- REQUIREMENT
Emit the exact text of every line from the line with "What TikZ code" to the line with "[anchor=west, inner sep=0pt]", both ends included. No other output is expected.

* BEGIN DATASET RECORDS *

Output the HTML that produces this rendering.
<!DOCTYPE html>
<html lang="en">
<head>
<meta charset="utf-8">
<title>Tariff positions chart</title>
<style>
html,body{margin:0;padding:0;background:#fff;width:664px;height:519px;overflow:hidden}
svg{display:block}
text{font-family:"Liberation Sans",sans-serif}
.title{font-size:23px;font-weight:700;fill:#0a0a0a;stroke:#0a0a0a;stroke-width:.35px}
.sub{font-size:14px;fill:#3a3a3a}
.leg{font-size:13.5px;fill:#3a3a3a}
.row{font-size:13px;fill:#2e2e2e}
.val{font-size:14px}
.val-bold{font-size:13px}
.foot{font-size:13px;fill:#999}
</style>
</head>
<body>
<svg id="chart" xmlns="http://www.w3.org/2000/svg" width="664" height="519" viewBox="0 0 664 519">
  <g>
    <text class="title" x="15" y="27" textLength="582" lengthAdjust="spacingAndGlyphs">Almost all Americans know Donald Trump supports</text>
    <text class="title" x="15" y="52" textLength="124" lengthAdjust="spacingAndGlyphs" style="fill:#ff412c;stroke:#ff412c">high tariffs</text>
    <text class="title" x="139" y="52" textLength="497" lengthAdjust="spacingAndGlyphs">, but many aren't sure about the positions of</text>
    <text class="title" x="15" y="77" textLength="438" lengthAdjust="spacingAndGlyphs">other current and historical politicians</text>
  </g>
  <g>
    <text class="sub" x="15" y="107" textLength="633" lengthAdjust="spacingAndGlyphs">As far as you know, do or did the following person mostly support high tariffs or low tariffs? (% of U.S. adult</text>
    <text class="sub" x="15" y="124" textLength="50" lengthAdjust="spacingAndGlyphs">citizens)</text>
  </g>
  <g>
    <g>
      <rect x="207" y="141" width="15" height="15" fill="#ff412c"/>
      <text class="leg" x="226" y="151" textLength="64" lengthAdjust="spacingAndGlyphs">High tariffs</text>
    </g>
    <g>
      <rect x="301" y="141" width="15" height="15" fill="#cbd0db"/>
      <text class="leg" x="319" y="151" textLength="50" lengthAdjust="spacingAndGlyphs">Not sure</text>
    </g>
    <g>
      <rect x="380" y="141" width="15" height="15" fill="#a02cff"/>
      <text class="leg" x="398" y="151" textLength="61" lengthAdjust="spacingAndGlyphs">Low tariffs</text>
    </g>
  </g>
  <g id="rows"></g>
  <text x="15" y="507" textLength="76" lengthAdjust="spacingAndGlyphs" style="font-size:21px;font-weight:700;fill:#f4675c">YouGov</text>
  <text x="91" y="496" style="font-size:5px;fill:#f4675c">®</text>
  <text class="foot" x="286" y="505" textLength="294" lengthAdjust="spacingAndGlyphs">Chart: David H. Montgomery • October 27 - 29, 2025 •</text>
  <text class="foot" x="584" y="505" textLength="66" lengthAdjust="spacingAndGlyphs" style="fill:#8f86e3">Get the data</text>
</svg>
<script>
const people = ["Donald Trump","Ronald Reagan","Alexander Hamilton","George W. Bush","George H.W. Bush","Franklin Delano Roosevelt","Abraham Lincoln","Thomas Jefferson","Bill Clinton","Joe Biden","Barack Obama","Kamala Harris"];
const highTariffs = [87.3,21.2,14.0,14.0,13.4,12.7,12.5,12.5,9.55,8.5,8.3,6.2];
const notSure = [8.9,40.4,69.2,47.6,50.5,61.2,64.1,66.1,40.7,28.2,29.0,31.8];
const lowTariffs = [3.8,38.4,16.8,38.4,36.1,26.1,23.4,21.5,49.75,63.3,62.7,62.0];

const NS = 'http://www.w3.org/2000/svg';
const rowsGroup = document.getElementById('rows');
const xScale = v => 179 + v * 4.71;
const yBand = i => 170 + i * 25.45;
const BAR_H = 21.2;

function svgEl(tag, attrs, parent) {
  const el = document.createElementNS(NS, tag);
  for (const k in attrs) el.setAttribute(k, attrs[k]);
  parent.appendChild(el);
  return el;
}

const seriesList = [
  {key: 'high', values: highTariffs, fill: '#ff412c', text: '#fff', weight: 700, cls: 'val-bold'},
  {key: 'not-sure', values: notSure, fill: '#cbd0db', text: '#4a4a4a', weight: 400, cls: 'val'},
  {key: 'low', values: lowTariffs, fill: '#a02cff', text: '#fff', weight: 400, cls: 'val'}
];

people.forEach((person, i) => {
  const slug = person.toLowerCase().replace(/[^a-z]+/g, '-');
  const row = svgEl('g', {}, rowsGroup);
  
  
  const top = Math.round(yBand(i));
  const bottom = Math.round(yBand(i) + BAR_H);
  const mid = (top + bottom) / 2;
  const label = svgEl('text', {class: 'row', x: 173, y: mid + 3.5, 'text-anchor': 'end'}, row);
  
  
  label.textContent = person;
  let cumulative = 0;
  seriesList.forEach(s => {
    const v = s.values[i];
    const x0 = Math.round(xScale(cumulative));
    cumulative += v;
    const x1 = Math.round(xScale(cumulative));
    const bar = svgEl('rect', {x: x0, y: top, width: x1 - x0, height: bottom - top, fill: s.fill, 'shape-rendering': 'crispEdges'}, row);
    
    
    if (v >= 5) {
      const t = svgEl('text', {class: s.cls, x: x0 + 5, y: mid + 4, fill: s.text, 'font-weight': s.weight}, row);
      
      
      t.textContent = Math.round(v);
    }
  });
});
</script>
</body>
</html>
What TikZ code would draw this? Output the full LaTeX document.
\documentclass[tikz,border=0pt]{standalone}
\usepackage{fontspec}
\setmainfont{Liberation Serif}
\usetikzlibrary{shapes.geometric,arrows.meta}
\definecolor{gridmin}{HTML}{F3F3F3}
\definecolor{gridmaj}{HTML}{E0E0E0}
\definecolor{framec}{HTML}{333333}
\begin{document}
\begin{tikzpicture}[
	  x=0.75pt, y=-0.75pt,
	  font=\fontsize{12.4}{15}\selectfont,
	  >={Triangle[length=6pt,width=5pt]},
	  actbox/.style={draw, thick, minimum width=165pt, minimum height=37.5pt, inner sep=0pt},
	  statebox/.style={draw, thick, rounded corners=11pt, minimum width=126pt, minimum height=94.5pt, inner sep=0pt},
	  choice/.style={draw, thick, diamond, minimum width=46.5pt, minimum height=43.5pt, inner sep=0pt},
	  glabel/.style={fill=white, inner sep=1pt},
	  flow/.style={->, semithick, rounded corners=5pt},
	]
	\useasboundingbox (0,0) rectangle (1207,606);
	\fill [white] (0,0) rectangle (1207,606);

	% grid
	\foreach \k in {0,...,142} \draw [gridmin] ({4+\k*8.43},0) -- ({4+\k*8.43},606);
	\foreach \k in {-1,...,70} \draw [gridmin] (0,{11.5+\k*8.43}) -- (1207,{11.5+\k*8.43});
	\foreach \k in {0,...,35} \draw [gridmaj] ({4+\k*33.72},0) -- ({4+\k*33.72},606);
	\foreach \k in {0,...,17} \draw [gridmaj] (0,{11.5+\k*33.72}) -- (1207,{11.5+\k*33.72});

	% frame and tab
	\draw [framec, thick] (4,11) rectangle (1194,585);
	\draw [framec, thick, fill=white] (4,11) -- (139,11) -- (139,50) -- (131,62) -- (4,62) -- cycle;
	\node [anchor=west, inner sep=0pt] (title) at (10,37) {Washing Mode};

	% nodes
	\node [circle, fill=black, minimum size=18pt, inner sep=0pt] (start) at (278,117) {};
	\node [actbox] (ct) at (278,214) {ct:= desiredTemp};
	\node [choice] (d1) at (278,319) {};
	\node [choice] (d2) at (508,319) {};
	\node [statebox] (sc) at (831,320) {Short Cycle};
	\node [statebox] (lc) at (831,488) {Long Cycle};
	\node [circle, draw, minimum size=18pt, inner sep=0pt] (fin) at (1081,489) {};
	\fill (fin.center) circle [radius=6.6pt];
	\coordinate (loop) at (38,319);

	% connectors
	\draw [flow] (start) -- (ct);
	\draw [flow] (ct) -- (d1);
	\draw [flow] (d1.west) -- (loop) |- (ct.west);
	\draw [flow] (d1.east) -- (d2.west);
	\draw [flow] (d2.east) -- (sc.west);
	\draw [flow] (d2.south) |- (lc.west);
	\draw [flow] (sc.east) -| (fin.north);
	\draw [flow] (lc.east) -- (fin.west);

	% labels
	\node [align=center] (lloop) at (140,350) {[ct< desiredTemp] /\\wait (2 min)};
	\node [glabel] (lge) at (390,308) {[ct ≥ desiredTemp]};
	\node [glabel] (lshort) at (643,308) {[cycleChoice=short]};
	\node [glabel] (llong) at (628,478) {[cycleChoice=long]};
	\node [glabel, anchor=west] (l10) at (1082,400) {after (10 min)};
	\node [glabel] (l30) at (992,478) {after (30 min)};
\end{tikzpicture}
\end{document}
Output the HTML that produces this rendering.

* END DATASET RECORDS *

- THE RESPONSE
What TikZ code would draw this? Output the full LaTeX document.
\documentclass[tikz,border=0pt]{standalone}
\usepackage{fontspec}
\setmainfont{Liberation Serif}
\usetikzlibrary{shapes.geometric,arrows.meta}
\definecolor{gridmin}{HTML}{F3F3F3}
\definecolor{gridmaj}{HTML}{E0E0E0}
\definecolor{framec}{HTML}{333333}
\begin{document}
\begin{tikzpicture}[
	  x=0.75pt, y=-0.75pt,
	  font=\fontsize{12.4}{15}\selectfont,
	  >={Triangle[length=6pt,width=5pt]},
	  actbox/.style={draw, thick, minimum width=165pt, minimum height=37.5pt, inner sep=0pt},
	  statebox/.style={draw, thick, rounded corners=11pt, minimum width=126pt, minimum height=94.5pt, inner sep=0pt},
	  choice/.style={draw, thick, diamond, minimum width=46.5pt, minimum height=43.5pt, inner sep=0pt},
	  glabel/.style={fill=white, inner sep=1pt},
	  flow/.style={->, semithick, rounded corners=5pt},
	]
	\useasboundingbox (0,0) rectangle (1207,606);
	\fill [white] (0,0) rectangle (1207,606);

	% grid
	\foreach \k in {0,...,142} \draw [gridmin] ({4+\k*8.43},0) -- ({4+\k*8.43},606);
	\foreach \k in {-1,...,70} \draw [gridmin] (0,{11.5+\k*8.43}) -- (1207,{11.5+\k*8.43});
	\foreach \k in {0,...,35} \draw [gridmaj] ({4+\k*33.72},0) -- ({4+\k*33.72},606);
	\foreach \k in {0,...,17} \draw [gridmaj] (0,{11.5+\k*33.72}) -- (1207,{11.5+\k*33.72});

	% frame and tab
	\draw [framec, thick] (4,11) rectangle (1194,585);
	\draw [framec, thick, fill=white] (4,11) -- (139,11) -- (139,50) -- (131,62) -- (4,62) -- cycle;
	\node [anchor=west, inner sep=0pt] (title) at (10,37) {Washing Mode};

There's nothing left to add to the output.